Rain has fallen relentlessly the past few months in Santa Cruz County, but today a break occurred allowing the sun to come out, and I emerged into my backyard’s delicious light. Looking up at the billowing clouds, I rested in the afternoon’s quietness, reveled in the creek’s soft rumpling as it moved through the redwoods down the road. Ill with a cold, I had no plans but to take in the day. “The Sabbath is the presence of God in the world, open to the soul of man,” writes Abraham Joshua Heschel. “God is not in things of space, but in moments of time.” Time is a temple, an experience to savor and relish. Today I felt enfolded in this truth.
On a recent trip to Hawaii, my husband and I connected with friends–walking, sitting, absorbing life. We arrived without any set plans. We simply wanted to be present with our friends and the world they inhabit. While there, we ventured out into the landscape, absorbing its fabulous diversity. Hawaii is a world different from where I live, and the difference is a delight.
Traditional Hawaiian society had defined roles for men and women. In traditional Hawaiian society, men cooked and farmed while women made art. Women and men ate in different locations, and inheritance was through matriarchal lines. Additionally, Hawaiians held an awareness of the mahu, those who identified themselves with both genders–someone in the middle.
In Hawaiian traditional culture, the idea of family goes back several generations. The physical family was part of the spiritual, timeless family. As depicted in the photo of the stone shrine above, Hawaiians honored family ancestors.
Traditional ways of thinking have eroded since the arrival of Westerners to the island, however. Because Hawaiians have highly adapted to Western culture and its way of thinking, restoring traditional ways is highly problematic. Nevertheless, learning something of Hawaiian’s traditional ways of organizing society helps me to view my own culture newly, to consider anew my relationship with family and friends, and to enter into an awareness of our spiritual connection.
Though I know little about my ancestors or their history, like members of traditional Hawaiian culture, I’m attracted to the idea of timeless connection beyond our physical bodies to the lives of those who came before us.

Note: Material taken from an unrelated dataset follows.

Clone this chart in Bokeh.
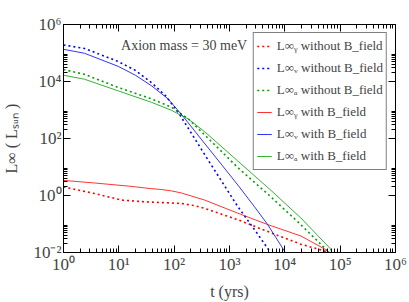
from bokeh.plotting import figure
from bokeh.models import (FixedTicker, CustomJSTickFormatter, LogAxis, Label, Legend, LegendItem)
from bokeh.embed import file_html
from bokeh.resources import INLINE

# ---- data ----
t_gam_noB = [1, 3.63, 11.2, 28.8, 63.1, 135, 224, 355, 1413, 5623, 1.95e4, 5.13e4, 6.31e4]
L_gam_noB = [2.0, 1.17, 0.692, 0.603, 0.562, 0.525, 0.447, 0.355, 0.141, 0.049, 0.0195, 0.0115, 0.0089]

t_nu_noB = [1, 2.40, 9.77, 19.95, 38.9, 70.8, 123, 355, 1413, 2818, 5248, 5623]
L_nu_noB = [1.905e5, 1.445e5, 5.01e4, 2.45e4, 9120, 3090, 741, 27.5, 0.407, 0.0646, 0.01148, 0.0089]

t_a_noB = [1, 2.40, 9.77, 38.9, 89.1, 178, 355, 1413, 5623, 1.82e4, 5.89e4, 6.31e4]
L_a_noB = [2.63e4, 1.78e4, 6166, 2455, 1259, 501, 135, 9.55, 0.891, 0.107, 0.0115, 0.0089]

t_gam_B = [1, 3.63, 14.8, 38.9, 58.9, 89.1, 135, 355, 1413, 4898, 1.95e4, 5.5e4, 7.08e4]
L_gam_B = [3.39, 2.75, 2.14, 1.74, 1.62, 1.45, 1.23, 0.692, 0.24, 0.0955, 0.038, 0.0126, 0.0089]

t_nu_B = [1, 2.40, 9.77, 19.95, 38.9, 77.6, 144.5, 316, 708, 1413, 2818, 4898, 9772, 1.05e4]
L_nu_B = [1.349e5, 9.77e4, 3.39e4, 1.66e4, 7079, 2455, 603, 89.1, 12.6, 2.34, 0.407, 0.0955, 0.01148, 0.0089]

t_a_B = [1, 2.40, 9.77, 38.9, 89.1, 178, 355, 1413, 5623, 1.95e4, 6.61e4, 7.24e4]
L_a_B = [1.66e4, 1.20e4, 4677, 1862, 977, 490, 174, 16.2, 1.51, 0.162, 0.0138, 0.0089]

x_major = [1, 1e1, 1e2, 1e3, 1e4, 1e5, 1e6]
x_minor = [m * d for d in [1, 1e1, 1e2, 1e3, 1e4, 1e5] for m in range(2, 10)]
y_major = [1e-2, 1, 1e2, 1e4, 1e6]
y_minor = [m * d for d in [1e-2, 1, 1e2, 1e4] for m in range(2, 10)]

RED, BLUE, GREEN = "#ff0000", "#0000ff", "#00a000"
SERIF = "Liberation Serif"

p = figure(width=409, height=302, x_axis_type="log", y_axis_type="log",
           x_range=(1, 1e6), y_range=(1e-2, 1e6),
           output_backend="svg", toolbar_location=None,
           min_border_left=62, min_border_right=14, min_border_top=24, min_border_bottom=45)
p.grid.visible = False
p.outline_line_color = "black"
p.outline_line_width = 1
p.background_fill_color = "white"
p.border_fill_color = "white"

fmt = CustomJSTickFormatter(code="""
const sup = {'0':'\u2070','1':'\u00b9','2':'\u00b2','3':'\u00b3','4':'\u2074','5':'\u2075','6':'\u2076','7':'\u2077','8':'\u2078','9':'\u2079','-':'\u207b'};
const e = Math.round(Math.log10(tick));
return '10' + String(e).split('').map(c => sup[c]).join('');
""")

def style_axis(ax, major, minor, labels=True):
    ax.ticker = FixedTicker(ticks=major, minor_ticks=minor)
    ax.major_tick_in = 7
    ax.major_tick_out = 0
    ax.minor_tick_in = 4
    ax.minor_tick_out = 0
    ax.axis_line_color = "black"
    ax.major_tick_line_color = "black"
    ax.minor_tick_line_color = "black"
    if labels:
        ax.formatter = fmt
        ax.major_label_text_font = SERIF
        ax.major_label_text_font_size = "17px"
        ax.major_label_standoff = 2
        ax.axis_label_text_font = SERIF
        ax.axis_label_text_font_size = "16px"
        ax.axis_label_text_font_style = "normal"
    else:
        ax.major_label_text_font_size = "1px"
        ax.major_label_text_alpha = 0
        ax.major_label_standoff = 0

style_axis(p.xaxis[0], x_major, x_minor)
style_axis(p.yaxis[0], y_major, y_minor)
p.xaxis[0].axis_label = "t (yrs)"
p.xaxis[0].axis_label_standoff = 6
p.yaxis[0].axis_label = "L\u221e ( L\u209b\u1d64\u2099 )"
p.yaxis[0].axis_label_standoff = 10

top = LogAxis()
style_axis(top, x_major, x_minor, labels=False)
p.add_layout(top, "above")
right = LogAxis()
style_axis(right, y_major, y_minor, labels=False)
p.add_layout(right, "right")

dot = "2 3"
r1 = p.line(t_gam_noB, L_gam_noB, line_color=RED, line_width=1.6, line_dash=dot)
r2 = p.line(t_nu_noB, L_nu_noB, line_color=BLUE, line_width=1.6, line_dash=dot)
r3 = p.line(t_a_noB, L_a_noB, line_color=GREEN, line_width=1.6, line_dash=dot)
r4 = p.line(t_gam_B, L_gam_B, line_color=RED, line_width=1, line_alpha=0.8)
r5 = p.line(t_nu_B, L_nu_B, line_color=BLUE, line_width=1, line_alpha=0.8)
r6 = p.line(t_a_B, L_a_B, line_color=GREEN, line_width=1, line_alpha=0.8)

lg = "L\u221e"
legend = Legend(items=[
    LegendItem(label=lg + "\u1d67 without B_field", renderers=[r1]),
    LegendItem(label=lg + "\u1d65 without B_field", renderers=[r2]),
    LegendItem(label=lg + "\u2090 without B_field", renderers=[r3]),
    LegendItem(label=lg + "\u1d67 with B_field", renderers=[r4]),
    LegendItem(label=lg + "\u1d65 with B_field", renderers=[r5]),
    LegendItem(label=lg + "\u2090 with B_field", renderers=[r6]),
], location="top_right")
legend.label_text_font = SERIF
legend.label_text_font_size = "13px"
legend.glyph_width = 15
legend.glyph_height = 20
legend.label_height = 20
legend.label_standoff = 5
legend.spacing = 2
legend.padding = 3
legend.margin = 8
legend.border_line_color = "black"
legend.border_line_width = 1
legend.background_fill_alpha = 1
p.add_layout(legend)

p.add_layout(Label(x=11, y=1.9e5, text="Axion mass = 30 meV", text_font=SERIF,
                   text_font_size="14px", text_baseline="alphabetic"))
p.add_layout(Label(x=1e3, y=1e6, text="(b) L vs t : FPS EoS", text_font=SERIF,
                   text_font_size="17px", text_align="center", text_baseline="bottom",
                   y_offset=5))

open("out.html", "w").write(file_html(p, INLINE))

To understand a culture not your own takes attentive, receptive study over time. Though people may not be able to restore what was lost in the multitude of cultures that make up the world we now live in, we can listen attentively to voices other than our own and find ways we might move toward greater restitution with those around us. We don’t have to agree with everyone to value them, to give them love. We may not have answers or solutions for the hurt people and cultures have endured. Nevertheless, we can build bridges of beauty that can unite us in larger fields of compassion so we can enter into a place of being together.
One way I’ve begun this effort is by planting in my garden favorite flowers for family members and friends–iris, poppies, sunflowers, dahlias and more. Though there are differences of values and perspectives with family members, looking out at the flowers growing and blossoming in the garden, I can notice life unfolding in its various forms, connecting the flower to the person who chose it–a living reminder of the many and varied lives linked to mine.
“I am convinced that most people do not grow up,” says Maya Angelou, “… our real selves, the children inside, are still innocent and shy as magnolias.” Flowers touch the tender place in all of us where we are “shy as magnolias,” as Angelou describes. In the garden we can be alive together, planted in earth, recognizing our short lives and vulnerability as we take in the sun and rain. Without measuring one flower against the other, we can be together. Sometimes simply inhabiting time with one another, opening ourselves to its color can be enough.